Just to follow up in case others run into this issue: The issue seems to be with pytorch, probably due to the GPU scheduler. I’ve found at some point, the models will simply experience a 10-100x increase in forward pass time. I’ve dropped into the debugger when the slowdown occurred and fed zeros through the network to verify this. Flushing the torch GPU cache, upgrading to torch-1.8.2, and other various approaches do not appear to fix the issue.

I’ve found this issue only occurs if the ray trainers get more rollouts than they can process. If the rollout queue is quickly emptied and remains empty most of the time, this issue does not seem to occur.

TL;DR If you run into this issue, either decrease the number of workers/envs to reduce the rate at which rollouts are produced, or make your model more efficient.

1 Like

@sven1977 this is the same issue as in this discussion: [RLlib] Ray trains extremely slow when learner queue is full

Very cool, thanks so much for digging into this @smorad and finding the bug on the torch end! And for updating the posts with the links @Bam4d !

@sven1977 I have done some more looking into this and I have come up with a workaround that may be the solution to this issue.

Basically what I think is happening is the pytorch gpu scheduler needs to interrupt a thread to either read/write/execute GPU instructions. And to do this the thread needs to be in an interruptible state. In rllib code, the python actually spinlocks (not interruptible) if the queue is empty for example in ray/concurrency_ops.py at master · ray-project/ray · GitHub

    def __call__(self, x: Any) -> Any:
        try:
            self.queue.put_nowait(x)
        except queue.Full:
            return _NextValueNotReady()
        return x

The trick I found that works is to put a tiny “sleep(0.0001)” which actually sleeps and releases the thread at the OS level (which is interruptible) in the except and the problem just disappears. I think doing a put with a timeout might also work.

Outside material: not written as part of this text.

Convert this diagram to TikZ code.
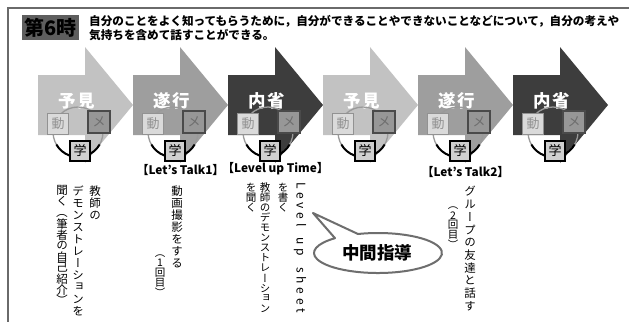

I dont know if there any many more places that spinlocks are being used to wait on queues, but this is generally a bad practice unless in real-time-critical code (which this is not).

I’m not entirely sure if this causes the workers to “run slower” though and this would need to be a backpressure mechanism to avoid memory leaks where the environments just keep creating more and more data.

I’ll have more of a play with this today and see if I can get a PR out.

1 Like

time.sleep(0) should yield without adding any additional delays: https://stackoverflow.com/a/790246

I think adding this before the return with a comment explaining why would be an ideal solution. If the queue is full, then the thread should yield its quantum to a thread that can actually make use of the computation.

1 Like

Ah this is great, I did not know this :smiley:

I’ll try this out and see if it works.
If it works, ill link the PR here.

So the sleep(0) does not work but a 1ms sleep works perfectly.

The only issue is that the sample throughput is calculated incorrectly as the timer does not take into account that if queues are full there is practially no wait time for subsequent batches. I’ve treated this as a different bug so have not included it as a fix here.

1 Like

Awesome, this has been merged! :slight_smile:

Thanks @Bam4d and @smorad for your invaluable help here!

Actually, @Bam4d @smorad, this PR caused our TD3 tests (agents/ddpg/tests/test_td3.py) to time out very often now.

Try this one here:

I think the sleep should only be added to learner_thread-using algos (e.g. IMPALA), not in general to the _NextValueNotReady exception.

@smorad @Bam4d , could you let me know, whether you are still seeing the slowdown even with this new PR? This also seems to fix TD3 flakiness/timeouts, which was probably due to the added sleep.